TASK PROMPT » Without the pictures, repeat the listing character for character.

-------- DATASET EXCERPT

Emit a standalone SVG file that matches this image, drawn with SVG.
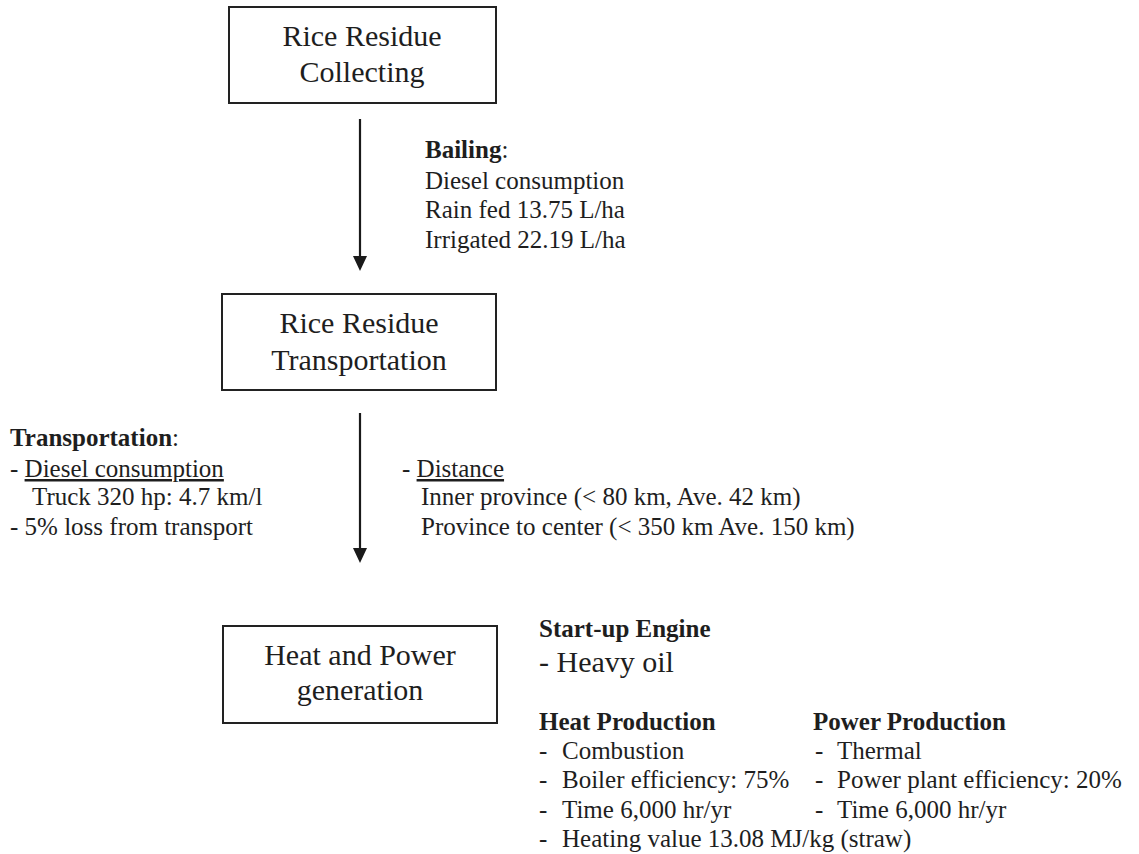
<svg xmlns="http://www.w3.org/2000/svg" width="1139" height="854" viewBox="0 0 1139 854">
<defs>
<marker id="ah" viewBox="0 0 15 14" refX="0" refY="7" markerWidth="15" markerHeight="14" markerUnits="userSpaceOnUse" orient="auto">
<path d="M0,0 L15,7 L0,14 Z" fill="#1a1a1a"/>
</marker>
<style>
text{font-family:"Liberation Serif","Times New Roman",serif;fill:#1e1e1e}
.box{fill:#fff;stroke:#222;stroke-width:2}
.bt{font-size:30px;text-anchor:middle}
.lb{font-size:25px}
.b{font-weight:bold}
.conn{stroke:#1a1a1a;stroke-width:2.2;fill:none}
</style>
</defs>
<rect width="1139" height="854" fill="#fff"/>
<g id="connectors">
<line class="conn" x1="360" y1="119" x2="360" y2="256" marker-end="url(#ah)"/>
<line class="conn" x1="360" y1="413" x2="360" y2="548" marker-end="url(#ah)"/>
</g>
<g id="node-collecting">
<rect class="box" x="229" y="7" width="267" height="96"/>
<text class="bt" x="362" y="46">Rice Residue</text>
<text class="bt" x="362" y="82">Collecting</text>
</g>
<g id="node-transportation">
<rect class="box" x="222" y="294" width="274" height="96"/>
<text class="bt" x="359" y="333">Rice Residue</text>
<text class="bt" x="359" y="370">Transportation</text>
</g>
<g id="node-generation">
<rect class="box" x="223" y="626" width="274" height="97"/>
<text class="bt" x="360" y="665">Heat and Power</text>
<text class="bt" x="360" y="700">generation</text>
</g>
<g id="label-bailing" class="lb">
<text x="425" y="158"><tspan class="b">Bailing</tspan>:</text>
<text x="425" y="189">Diesel consumption</text>
<text x="425" y="218">Rain fed 13.75 L/ha</text>
<text x="425" y="248">Irrigated 22.19 L/ha</text>
</g>
<g id="label-transport" class="lb">
<text x="10" y="446"><tspan class="b">Transportation</tspan>:</text>
<text x="10" y="477">- <tspan text-decoration="underline">Diesel consumption</tspan></text>
<text x="32" y="505">Truck 320 hp: 4.7 km/l</text>
<text x="10" y="535">- 5% loss from transport</text>
</g>
<g id="label-distance" class="lb">
<text x="402" y="477">- <tspan text-decoration="underline">Distance</tspan></text>
<text x="421" y="505">Inner province (&lt; 80 km, Ave. 42 km)</text>
<text x="421" y="535">Province to center (&lt; 350 km Ave. 150 km)</text>
</g>
<g id="label-generation" class="lb">
<text class="b" x="539" y="637">Start-up Engine</text>
<text x="539" y="672" style="font-size:30px">- Heavy oil</text>
<text class="b" x="539" y="730">Heat Production</text>
<text x="539" y="759">-<tspan x="562">Combustion</tspan></text>
<text x="539" y="788">-<tspan x="562">Boiler efficiency: 75%</tspan></text>
<text x="539" y="818">-<tspan x="562">Time 6,000 hr/yr</tspan></text>
<text x="539" y="847">-<tspan x="562">Heating value 13.08 MJ/kg (straw)</tspan></text>
<text class="b" x="813" y="730">Power Production</text>
<text x="815" y="759">-<tspan x="837">Thermal</tspan></text>
<text x="815" y="788">-<tspan x="837">Power plant efficiency: 20%</tspan></text>
<text x="815" y="818">-<tspan x="837">Time 6,000 hr/yr</tspan></text>
</g>
</svg>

----------------

SOLUTION FOR THIS PROBLEM »
Emit a standalone SVG file that matches this image, drawn with SVG.
<svg xmlns="http://www.w3.org/2000/svg" width="1139" height="854" viewBox="0 0 1139 854">
<defs>
<marker id="ah" viewBox="0 0 15 14" refX="0" refY="7" markerWidth="15" markerHeight="14" markerUnits="userSpaceOnUse" orient="auto">
<path d="M0,0 L15,7 L0,14 Z" fill="#1a1a1a"/>
</marker>
<style>
text{font-family:"Liberation Serif","Times New Roman",serif;fill:#1e1e1e}
.box{fill:#fff;stroke:#222;stroke-width:2}
.bt{font-size:30px;text-anchor:middle}
.lb{font-size:25px}
.b{font-weight:bold}
.conn{stroke:#1a1a1a;stroke-width:2.2;fill:none}
</style>
</defs>
<rect width="1139" height="854" fill="#fff"/>
<g id="connectors">
<line class="conn" x1="360" y1="119" x2="360" y2="256" marker-end="url(#ah)"/>
<line class="conn" x1="360" y1="413" x2="360" y2="548" marker-end="url(#ah)"/>
</g>
<g id="node-collecting">
<rect class="box" x="229" y="7" width="267" height="96"/>
<text class="bt" x="362" y="46">Rice Residue</text>
<text class="bt" x="362" y="82">Collecting</text>
</g>
<g id="node-transportation">
<rect class="box" x="222" y="294" width="274" height="96"/>
<text class="bt" x="359" y="333">Rice Residue</text>
<text class="bt" x="359" y="370">Transportation</text>
</g>
<g id="node-generation">
<rect class="box" x="223" y="626" width="274" height="97"/>
<text class="bt" x="360" y="665">Heat and Power</text>
<text class="bt" x="360" y="700">generation</text>
</g>
<g id="label-bailing" class="lb">
<text x="425" y="158"><tspan class="b">Bailing</tspan>:</text>
<text x="425" y="189">Diesel consumption</text>
<text x="425" y="218">Rain fed 13.75 L/ha</text>
<text x="425" y="248">Irrigated 22.19 L/ha</text>
</g>
<g id="label-transport" class="lb">
<text x="10" y="446"><tspan class="b">Transportation</tspan>:</text>
<text x="10" y="477">- <tspan text-decoration="underline">Diesel consumption</tspan></text>
<text x="32" y="505">Truck 320 hp: 4.7 km/l</text>
<text x="10" y="535">- 5% loss from transport</text>
</g>
<g id="label-distance" class="lb">
<text x="402" y="477">- <tspan text-decoration="underline">Distance</tspan></text>
<text x="421" y="505">Inner province (&lt; 80 km, Ave. 42 km)</text>
<text x="421" y="535">Province to center (&lt; 350 km Ave. 150 km)</text>
</g>
<g id="label-generation" class="lb">
<text class="b" x="539" y="637">Start-up Engine</text>
<text x="539" y="672" style="font-size:30px">- Heavy oil</text>
<text class="b" x="539" y="730">Heat Production</text>
<text x="539" y="759">-<tspan x="562">Combustion</tspan></text>
<text x="539" y="788">-<tspan x="562">Boiler efficiency: 75%</tspan></text>
<text x="539" y="818">-<tspan x="562">Time 6,000 hr/yr</tspan></text>
<text x="539" y="847">-<tspan x="562">Heating value 13.08 MJ/kg (straw)</tspan></text>
<text class="b" x="813" y="730">Power Production</text>
<text x="815" y="759">-<tspan x="837">Thermal</tspan></text>
<text x="815" y="788">-<tspan x="837">Power plant efficiency: 20%</tspan></text>
<text x="815" y="818">-<tspan x="837">Time 6,000 hr/yr</tspan></text>
</g>
</svg>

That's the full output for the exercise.